Die Suche hat - wie auch bei mir - so gut wie gar nichts ergeben. Und das, obwohl der Mann quasi öffentlich arbeitet. Woher kommt also die ganze Panik um den Datenschutz? Vermutlich ereilt die ältere Generation hinsichtlich moderner Vernetzung genau dieselben Gefühle, die das erst kürzlich entdeckte Dschungelvolk hinsichtlich des anfliegenden Hubschraubers bekam. Angst vor einer Technik, die es nicht kennt.
1984 - selbstgemacht
Ich habe das gleiche simple Experiment wie Herr Fischermann gemacht, mit dem gleichen Resultat. Sie haben natuerlich recht, dass man nur das im Netz finden kann, was vorher hineingegeben wurde. Und da ist vielen Leuten (einschliesslich mir) gar nicht immer bewusst, wieviel sie von sich preisgeben. Hier fuellt man mal eine Liste mit seinen Hobbys aus, da nur mal die Adresse, dort ein Forenbeitrag usw. usf.Fotos von Konferenzen und Tagungen sind im Netz, wo ich drauf zu sehen bin. Und auf 123people taucht ein alter, nie geloeschter Amazon Wunschzettel auf (gut, dass ich mir nie Pornos oder Horrorfilme gewuenscht hab .....) Nix Spektakulaeres, nix Illegales, ganz normales Netz. Trotzdem in gewisser Weise erschreckend.

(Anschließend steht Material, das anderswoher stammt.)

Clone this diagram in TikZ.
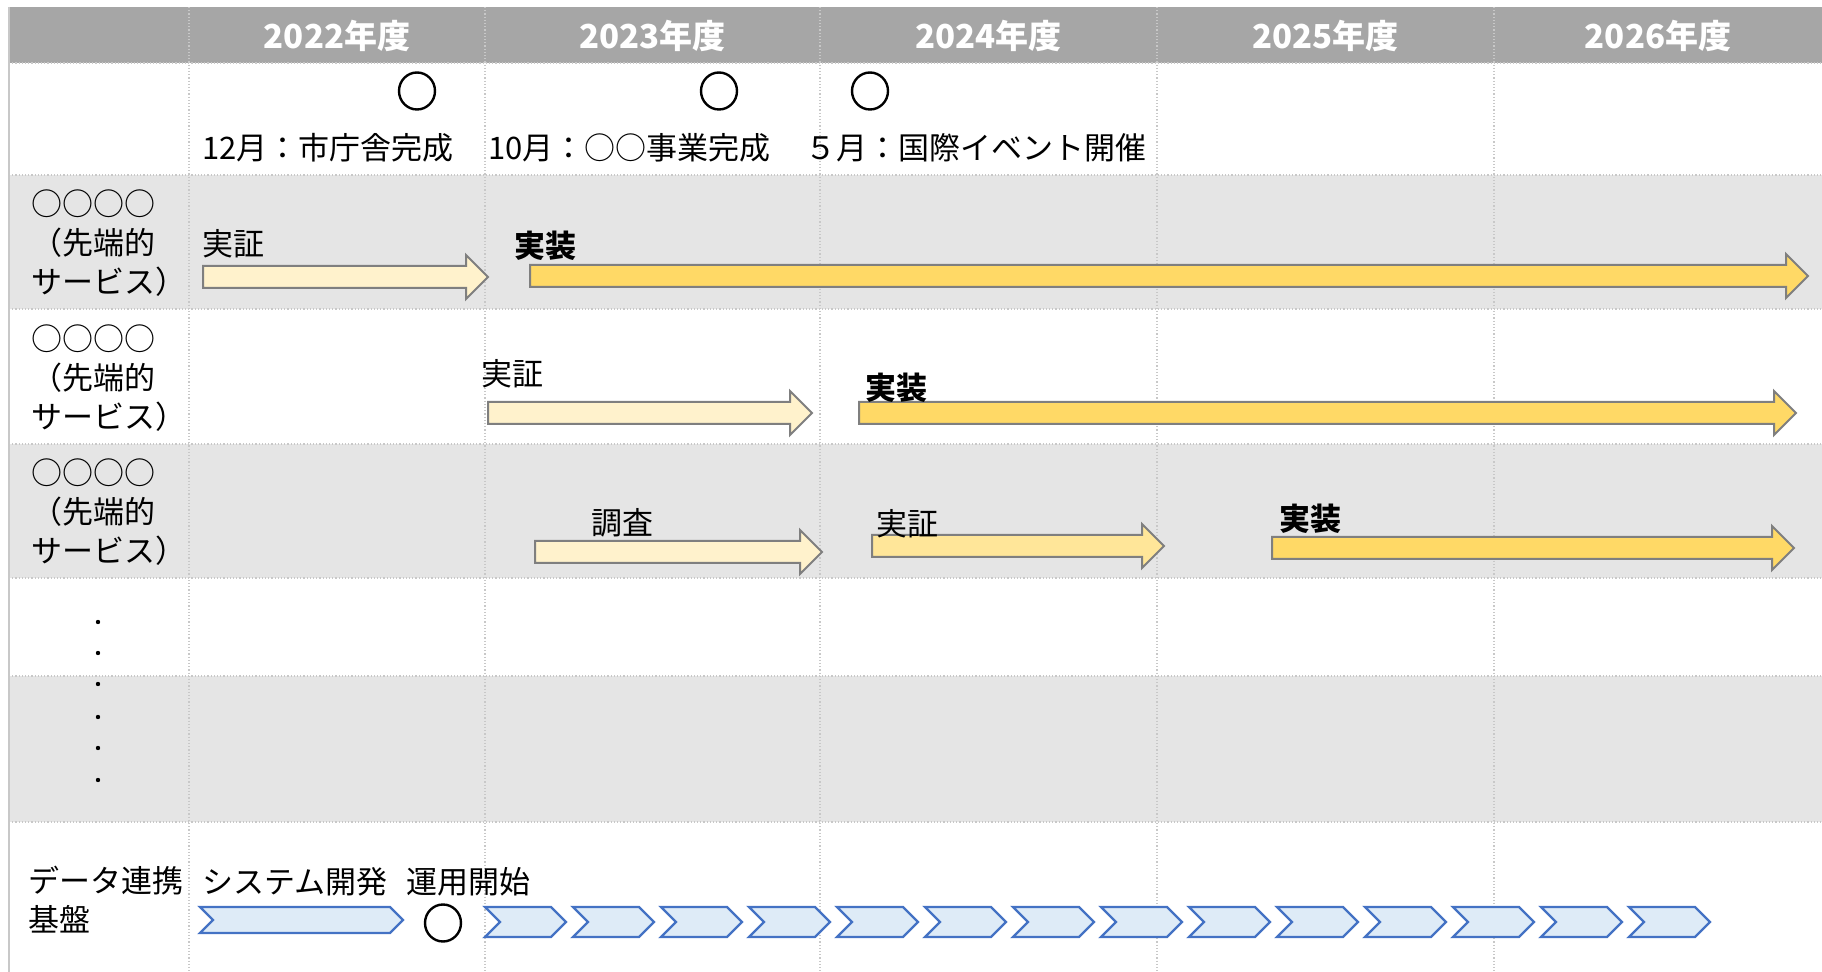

Wenn man diese freiwillige Informationspreisgabe mit dem Hype um Volkszaehlungen vergleicht ... Irgendwie machen wir uns unser '1984' selber - etwas plakativ gesagt.
Antidiskriminierungsgesetze
Gut dass es Antidiskriminierungsgesetze gibt, aber wie wird kontrolliert ob ein Arbeitgeber nicht aufgrund des politischen Engagements eines potentiellen Arbeitnehmers, welches er anhand einer Gesichtserkennung in einem Youtube-Video von z.B. einer Anti-Atom-Demonstration, diesen nicht zum Vorstellungsgespräch einläd?
Ich glaube nicht, dass wir die Technik stoppen können. Daher denke ich, dass es realistischer ist eine offene freie Gesellschaft zu fordern und fördern. Wenn schon denn schon. Und das bedeutet auch die Mächtigen haben keine Privatssphäre verdient.
Oder ließe sich ein Verbot von Gesichtserkennungssoftware durchsetzen? Würden sich Personalabteilungen und Polizei daran halten?